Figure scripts
+++++

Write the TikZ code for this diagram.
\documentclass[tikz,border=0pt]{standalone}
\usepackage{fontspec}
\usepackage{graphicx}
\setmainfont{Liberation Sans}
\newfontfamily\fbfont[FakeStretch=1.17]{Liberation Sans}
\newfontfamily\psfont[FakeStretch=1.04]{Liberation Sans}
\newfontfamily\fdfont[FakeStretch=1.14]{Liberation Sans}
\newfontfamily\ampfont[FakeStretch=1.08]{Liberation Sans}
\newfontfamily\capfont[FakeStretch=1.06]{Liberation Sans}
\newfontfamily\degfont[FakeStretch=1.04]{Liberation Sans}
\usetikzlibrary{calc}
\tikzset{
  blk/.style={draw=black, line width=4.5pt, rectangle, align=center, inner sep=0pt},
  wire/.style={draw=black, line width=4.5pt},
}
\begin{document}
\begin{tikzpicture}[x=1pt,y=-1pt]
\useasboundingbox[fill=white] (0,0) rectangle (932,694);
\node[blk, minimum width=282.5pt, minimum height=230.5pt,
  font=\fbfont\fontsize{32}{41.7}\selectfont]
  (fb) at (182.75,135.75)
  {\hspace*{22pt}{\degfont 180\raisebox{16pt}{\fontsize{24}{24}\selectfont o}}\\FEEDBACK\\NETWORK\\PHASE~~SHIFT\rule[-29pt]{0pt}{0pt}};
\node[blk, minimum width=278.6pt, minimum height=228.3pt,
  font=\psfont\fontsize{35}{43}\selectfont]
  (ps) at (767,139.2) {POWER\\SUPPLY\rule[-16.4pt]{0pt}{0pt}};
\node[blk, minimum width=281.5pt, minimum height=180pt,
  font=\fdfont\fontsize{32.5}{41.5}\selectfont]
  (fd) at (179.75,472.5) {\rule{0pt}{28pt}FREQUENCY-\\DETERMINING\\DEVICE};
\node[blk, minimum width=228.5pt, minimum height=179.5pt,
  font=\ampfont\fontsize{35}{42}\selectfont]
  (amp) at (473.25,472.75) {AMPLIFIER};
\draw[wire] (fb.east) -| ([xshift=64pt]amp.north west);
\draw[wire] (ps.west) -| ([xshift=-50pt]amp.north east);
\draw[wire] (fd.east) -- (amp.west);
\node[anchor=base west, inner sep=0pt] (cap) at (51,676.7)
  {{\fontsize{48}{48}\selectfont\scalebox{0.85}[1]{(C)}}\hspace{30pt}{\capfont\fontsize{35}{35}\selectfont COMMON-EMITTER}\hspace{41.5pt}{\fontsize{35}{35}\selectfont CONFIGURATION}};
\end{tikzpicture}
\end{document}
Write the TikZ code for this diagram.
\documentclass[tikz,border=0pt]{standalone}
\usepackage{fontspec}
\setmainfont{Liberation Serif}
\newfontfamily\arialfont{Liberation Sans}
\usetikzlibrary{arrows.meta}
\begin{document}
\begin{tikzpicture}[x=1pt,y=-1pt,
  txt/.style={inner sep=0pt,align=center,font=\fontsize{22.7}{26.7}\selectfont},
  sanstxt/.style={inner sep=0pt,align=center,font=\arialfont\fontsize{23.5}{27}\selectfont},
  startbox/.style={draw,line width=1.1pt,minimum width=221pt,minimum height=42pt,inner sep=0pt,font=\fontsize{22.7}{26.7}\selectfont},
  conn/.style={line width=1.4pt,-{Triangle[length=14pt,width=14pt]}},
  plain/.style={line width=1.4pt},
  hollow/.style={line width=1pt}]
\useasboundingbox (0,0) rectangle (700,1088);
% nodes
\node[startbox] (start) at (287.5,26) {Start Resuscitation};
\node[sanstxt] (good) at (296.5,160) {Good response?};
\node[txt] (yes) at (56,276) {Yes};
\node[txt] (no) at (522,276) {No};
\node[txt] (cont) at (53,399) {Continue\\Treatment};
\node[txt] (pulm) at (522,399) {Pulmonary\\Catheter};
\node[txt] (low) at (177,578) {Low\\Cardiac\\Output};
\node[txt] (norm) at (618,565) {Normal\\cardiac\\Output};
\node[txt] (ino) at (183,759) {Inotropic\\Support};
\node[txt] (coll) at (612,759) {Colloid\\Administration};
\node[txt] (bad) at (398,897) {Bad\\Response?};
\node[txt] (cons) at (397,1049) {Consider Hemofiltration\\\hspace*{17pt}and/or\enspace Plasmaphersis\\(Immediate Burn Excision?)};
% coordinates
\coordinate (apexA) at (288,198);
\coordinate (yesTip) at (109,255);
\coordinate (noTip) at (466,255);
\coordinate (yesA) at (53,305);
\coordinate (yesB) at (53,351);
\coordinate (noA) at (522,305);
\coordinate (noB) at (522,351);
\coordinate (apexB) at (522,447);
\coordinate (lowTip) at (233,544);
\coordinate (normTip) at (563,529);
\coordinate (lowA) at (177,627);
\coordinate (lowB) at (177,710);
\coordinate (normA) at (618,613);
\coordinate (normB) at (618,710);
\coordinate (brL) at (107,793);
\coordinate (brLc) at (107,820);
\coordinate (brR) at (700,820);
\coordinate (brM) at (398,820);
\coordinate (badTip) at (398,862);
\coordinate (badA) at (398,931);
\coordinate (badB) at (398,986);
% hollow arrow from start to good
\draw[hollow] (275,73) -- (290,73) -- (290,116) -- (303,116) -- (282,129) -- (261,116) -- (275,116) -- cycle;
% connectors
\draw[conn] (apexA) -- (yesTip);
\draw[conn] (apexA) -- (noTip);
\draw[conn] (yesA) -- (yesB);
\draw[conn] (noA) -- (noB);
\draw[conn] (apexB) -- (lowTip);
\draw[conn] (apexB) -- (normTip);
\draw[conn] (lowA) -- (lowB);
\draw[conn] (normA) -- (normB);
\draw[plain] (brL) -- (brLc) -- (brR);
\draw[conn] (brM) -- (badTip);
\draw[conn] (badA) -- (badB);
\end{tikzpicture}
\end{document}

+++++

» Stated problem
Reproduce the records above exactly as they appear.

» Task output
Write the TikZ code for this diagram.
\documentclass[tikz,border=0pt]{standalone}
\usepackage{fontspec}
\usepackage{graphicx}
\setmainfont{Liberation Sans}
\newfontfamily\fbfont[FakeStretch=1.17]{Liberation Sans}
\newfontfamily\psfont[FakeStretch=1.04]{Liberation Sans}
\newfontfamily\fdfont[FakeStretch=1.14]{Liberation Sans}
\newfontfamily\ampfont[FakeStretch=1.08]{Liberation Sans}
\newfontfamily\capfont[FakeStretch=1.06]{Liberation Sans}
\newfontfamily\degfont[FakeStretch=1.04]{Liberation Sans}
\usetikzlibrary{calc}
\tikzset{
  blk/.style={draw=black, line width=4.5pt, rectangle, align=center, inner sep=0pt},
  wire/.style={draw=black, line width=4.5pt},
}
\begin{document}
\begin{tikzpicture}[x=1pt,y=-1pt]
\useasboundingbox[fill=white] (0,0) rectangle (932,694);
\node[blk, minimum width=282.5pt, minimum height=230.5pt,
  font=\fbfont\fontsize{32}{41.7}\selectfont]
  (fb) at (182.75,135.75)
  {\hspace*{22pt}{\degfont 180\raisebox{16pt}{\fontsize{24}{24}\selectfont o}}\\FEEDBACK\\NETWORK\\PHASE~~SHIFT\rule[-29pt]{0pt}{0pt}};
\node[blk, minimum width=278.6pt, minimum height=228.3pt,
  font=\psfont\fontsize{35}{43}\selectfont]
  (ps) at (767,139.2) {POWER\\SUPPLY\rule[-16.4pt]{0pt}{0pt}};
\node[blk, minimum width=281.5pt, minimum height=180pt,
  font=\fdfont\fontsize{32.5}{41.5}\selectfont]
  (fd) at (179.75,472.5) {\rule{0pt}{28pt}FREQUENCY-\\DETERMINING\\DEVICE};
\node[blk, minimum width=228.5pt, minimum height=179.5pt,
  font=\ampfont\fontsize{35}{42}\selectfont]
  (amp) at (473.25,472.75) {AMPLIFIER};
\draw[wire] (fb.east) -| ([xshift=64pt]amp.north west);
\draw[wire] (ps.west) -| ([xshift=-50pt]amp.north east);
\draw[wire] (fd.east) -- (amp.west);
\node[anchor=base west, inner sep=0pt] (cap) at (51,676.7)
  {{\fontsize{48}{48}\selectfont\scalebox{0.85}[1]{(C)}}\hspace{30pt}{\capfont\fontsize{35}{35}\selectfont COMMON-EMITTER}\hspace{41.5pt}{\fontsize{35}{35}\selectfont CONFIGURATION}};
\end{tikzpicture}
\end{document}
Write the TikZ code for this diagram.
\documentclass[tikz,border=0pt]{standalone}
\usepackage{fontspec}
\setmainfont{Liberation Serif}
\newfontfamily\arialfont{Liberation Sans}
\usetikzlibrary{arrows.meta}
\begin{document}
\begin{tikzpicture}[x=1pt,y=-1pt,
  txt/.style={inner sep=0pt,align=center,font=\fontsize{22.7}{26.7}\selectfont},
  sanstxt/.style={inner sep=0pt,align=center,font=\arialfont\fontsize{23.5}{27}\selectfont},
  startbox/.style={draw,line width=1.1pt,minimum width=221pt,minimum height=42pt,inner sep=0pt,font=\fontsize{22.7}{26.7}\selectfont},
  conn/.style={line width=1.4pt,-{Triangle[length=14pt,width=14pt]}},
  plain/.style={line width=1.4pt},
  hollow/.style={line width=1pt}]
\useasboundingbox (0,0) rectangle (700,1088);
% nodes
\node[startbox] (start) at (287.5,26) {Start Resuscitation};
\node[sanstxt] (good) at (296.5,160) {Good response?};
\node[txt] (yes) at (56,276) {Yes};
\node[txt] (no) at (522,276) {No};
\node[txt] (cont) at (53,399) {Continue\\Treatment};
\node[txt] (pulm) at (522,399) {Pulmonary\\Catheter};
\node[txt] (low) at (177,578) {Low\\Cardiac\\Output};
\node[txt] (norm) at (618,565) {Normal\\cardiac\\Output};
\node[txt] (ino) at (183,759) {Inotropic\\Support};
\node[txt] (coll) at (612,759) {Colloid\\Administration};
\node[txt] (bad) at (398,897) {Bad\\Response?};
\node[txt] (cons) at (397,1049) {Consider Hemofiltration\\\hspace*{17pt}and/or\enspace Plasmaphersis\\(Immediate Burn Excision?)};
% coordinates
\coordinate (apexA) at (288,198);
\coordinate (yesTip) at (109,255);
\coordinate (noTip) at (466,255);
\coordinate (yesA) at (53,305);
\coordinate (yesB) at (53,351);
\coordinate (noA) at (522,305);
\coordinate (noB) at (522,351);
\coordinate (apexB) at (522,447);
\coordinate (lowTip) at (233,544);
\coordinate (normTip) at (563,529);
\coordinate (lowA) at (177,627);
\coordinate (lowB) at (177,710);
\coordinate (normA) at (618,613);
\coordinate (normB) at (618,710);
\coordinate (brL) at (107,793);
\coordinate (brLc) at (107,820);
\coordinate (brR) at (700,820);
\coordinate (brM) at (398,820);
\coordinate (badTip) at (398,862);
\coordinate (badA) at (398,931);
\coordinate (badB) at (398,986);
% hollow arrow from start to good
\draw[hollow] (275,73) -- (290,73) -- (290,116) -- (303,116) -- (282,129) -- (261,116) -- (275,116) -- cycle;
% connectors
\draw[conn] (apexA) -- (yesTip);
\draw[conn] (apexA) -- (noTip);
\draw[conn] (yesA) -- (yesB);
\draw[conn] (noA) -- (noB);
\draw[conn] (apexB) -- (lowTip);
\draw[conn] (apexB) -- (normTip);
\draw[conn] (lowA) -- (lowB);
\draw[conn] (normA) -- (normB);
\draw[plain] (brL) -- (brLc) -- (brR);
\draw[conn] (brM) -- (badTip);
\draw[conn] (badA) -- (badB);
\end{tikzpicture}
\end{document}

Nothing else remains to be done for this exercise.